Dave’s January Bird Chatter
January is a good month for birds to stray into our area looking for a winter home and a source of food. Keep watching for that rare or unusual bird at your feeders that you have not identified or seen before. So far this year the northern Goldfinch population has arrived in good numbers. Their appetite for thistle will continue to increase as they will be with us until the first weeks of May. We are also receiving reports of Pine Siskin, Red-crossbills, and Tufted Titmice in the area. Many people are enjoying Red-breasted Nuthatches at their feeders, a very enjoyable winter addition. More sever snow and ice storms to our north could usher in many other irruptive northern species.

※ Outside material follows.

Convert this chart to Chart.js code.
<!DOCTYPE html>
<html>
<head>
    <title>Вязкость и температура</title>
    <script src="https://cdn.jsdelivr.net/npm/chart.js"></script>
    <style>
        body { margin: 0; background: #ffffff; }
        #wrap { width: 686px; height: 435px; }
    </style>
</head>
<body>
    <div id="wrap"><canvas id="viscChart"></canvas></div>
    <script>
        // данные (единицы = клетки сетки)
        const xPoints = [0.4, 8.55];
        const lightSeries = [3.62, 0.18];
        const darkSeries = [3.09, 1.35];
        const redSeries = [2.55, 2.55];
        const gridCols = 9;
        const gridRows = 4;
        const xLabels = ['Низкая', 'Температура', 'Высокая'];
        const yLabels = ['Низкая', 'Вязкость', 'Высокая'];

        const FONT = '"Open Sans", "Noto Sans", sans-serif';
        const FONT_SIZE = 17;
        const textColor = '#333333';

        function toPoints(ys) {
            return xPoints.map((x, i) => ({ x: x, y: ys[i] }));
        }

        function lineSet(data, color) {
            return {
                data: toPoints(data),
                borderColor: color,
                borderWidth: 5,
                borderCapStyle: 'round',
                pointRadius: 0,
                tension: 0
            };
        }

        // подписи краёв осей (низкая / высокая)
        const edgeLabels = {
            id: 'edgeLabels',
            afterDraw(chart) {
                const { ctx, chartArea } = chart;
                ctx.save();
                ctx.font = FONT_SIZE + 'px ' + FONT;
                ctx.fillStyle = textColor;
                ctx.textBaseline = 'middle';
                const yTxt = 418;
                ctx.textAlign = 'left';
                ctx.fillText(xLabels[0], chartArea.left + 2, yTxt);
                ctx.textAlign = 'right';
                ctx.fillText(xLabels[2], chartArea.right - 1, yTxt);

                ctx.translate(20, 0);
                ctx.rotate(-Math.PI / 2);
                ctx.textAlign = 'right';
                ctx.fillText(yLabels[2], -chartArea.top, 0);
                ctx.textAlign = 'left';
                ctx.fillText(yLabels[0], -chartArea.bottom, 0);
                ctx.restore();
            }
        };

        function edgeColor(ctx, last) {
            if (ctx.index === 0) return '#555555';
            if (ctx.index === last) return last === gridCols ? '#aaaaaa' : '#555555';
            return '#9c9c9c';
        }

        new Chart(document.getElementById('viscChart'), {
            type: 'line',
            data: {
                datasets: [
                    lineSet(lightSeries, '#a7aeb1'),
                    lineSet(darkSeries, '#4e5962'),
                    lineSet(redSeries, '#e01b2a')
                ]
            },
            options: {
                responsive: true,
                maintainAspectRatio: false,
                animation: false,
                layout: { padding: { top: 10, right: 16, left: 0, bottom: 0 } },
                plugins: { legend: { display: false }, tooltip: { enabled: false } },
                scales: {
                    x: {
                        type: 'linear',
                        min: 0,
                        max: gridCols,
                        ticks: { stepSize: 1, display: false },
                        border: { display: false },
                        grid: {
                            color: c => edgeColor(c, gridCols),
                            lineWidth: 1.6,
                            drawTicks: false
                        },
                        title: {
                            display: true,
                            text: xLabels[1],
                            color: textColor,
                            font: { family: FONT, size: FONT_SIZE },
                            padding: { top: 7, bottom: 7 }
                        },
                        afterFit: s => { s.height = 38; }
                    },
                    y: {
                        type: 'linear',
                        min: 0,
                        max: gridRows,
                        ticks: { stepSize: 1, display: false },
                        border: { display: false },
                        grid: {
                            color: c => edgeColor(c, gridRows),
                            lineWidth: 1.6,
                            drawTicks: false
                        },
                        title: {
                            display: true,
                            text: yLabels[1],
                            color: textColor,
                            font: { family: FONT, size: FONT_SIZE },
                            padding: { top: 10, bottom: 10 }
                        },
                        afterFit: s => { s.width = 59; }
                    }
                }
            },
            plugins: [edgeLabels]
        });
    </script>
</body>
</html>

February is the month for the Great Backyard Bird Count and Wild Bird Habitat wants to get everyone thinking and preparing for this for this free, four day bird count. Visit the GBBC website now at www.birdsource.org/gbbc to learn more and make plans to participate. Get the family involved counting bird. Have students count birds in the schoolyard or at a nearby park. Then log your data onto the Great Backyard Bird Count website. It’s a great mid-winter activity for individuals, families, classrooms, scout troops, anyone, to get outside, get some fresh air, enjoy a bit of nature, and be a citizen scientist providing valuable data to biologists. Linda and I usually count birds at coming to our feeders at our home on Friday, the first day of the count. Saturday we count birds at the Pioneers Park Nature Center. Sunday we take a road trip counting birds and log our findings in using the various zip codes where we counted birds. Then we wrap up this annual bird count at our home on Monday. Whether you count the 5 birds you see in your yard or the 75 birds you find walking through your neighborhood or park, every bird you count is important. The information you provide is combined with the Christmas Bird Count and Project Feeder Watch to create a snapshot of the distribution and health of the birds we all have come to love and enjoy. The Great Backyard Bird Count is a project of Cornell University’s Lab of Ornithology and Audubon.
Fresh open water is important to our birds during cold frigid weather. Eating snow or scouting for open water expends valuable energy birds need to survive through the cold winter nights. After all, birds only survive the cold nights on the energy they get from feeding during the day. You can provide open water with a heated bird bath or by adding a bird bath heater to an existing bird bath. These De-Icers are thermostatically controlled and only use as much energy as a 60 watt light bulb. The benefits are you’ll have more birds visiting your backyard.
Birds need grit to help grind and digest the foods they eat. Often they can find gravel and various materials to aid in their digestive process. But when ice and snow pack cover the ground it becomes more difficult to find such products. You can help by offering grit to your birds. It can be placed out separately, or even a little mixed in with food on a platform feeder. An occasional hand full of sand or gravel tossed on the ground will work, or you can purchase granite grit at the Wild Bird Habitat Stores. A little grit can go a long way.
Suet is an excellent winter food source for woodpeckers, nuthatches and other birds of the tree trunk zone. At Wild Bird Habitat we have a variety of suet feeders to meet the needs of these birds. I have even simply rubbed suet on the bark of a tree. The woodpeckers, Carolina Wrens, Brown Creepers, and others enjoy this method of feeding suet especially when the suet feeder itself is overcrowded. Red-bellied woodpeckers will feed on suet, but they seem to prefer reject peanuts or Wild Bird Habitat’s Woodpecker Gourmet Mix. Making both suet and peanuts available to the birds of the tree trunk zone delights a lot of our customers with the birds they attract. Let us know if squirrels are a problem when you offer these products to the birds. Wild Bird Habitat has several solutions.
As you may have read in our December Newsletter, birds do not become reliant on the foods we offer them. They are opportunistic, and as such, take advantage of our generous offerings. It has been proven scientifically, that birds do have a higher survival rate when supplemental foods are made available. In extremely cold weather, birds are basically 36 hours from starvation, surviving only on whatever foods they can consume during the day. Bird feeders are just one of many food sources they have. And as natural food sources become harder to find in mid to late winter, and even into spring, our bird feeders become a source food that enhances their survival.
Brighten up your office, schoolyard, or place of business by installing a bird feeder outside a window. The birds you attract will surely become a topic of conversation, add a little peace to your busy day, and keep you connected with nature. Studies have shown that when people are out in nature or observe nature it lowers one’s stress level. Good birding to everyone.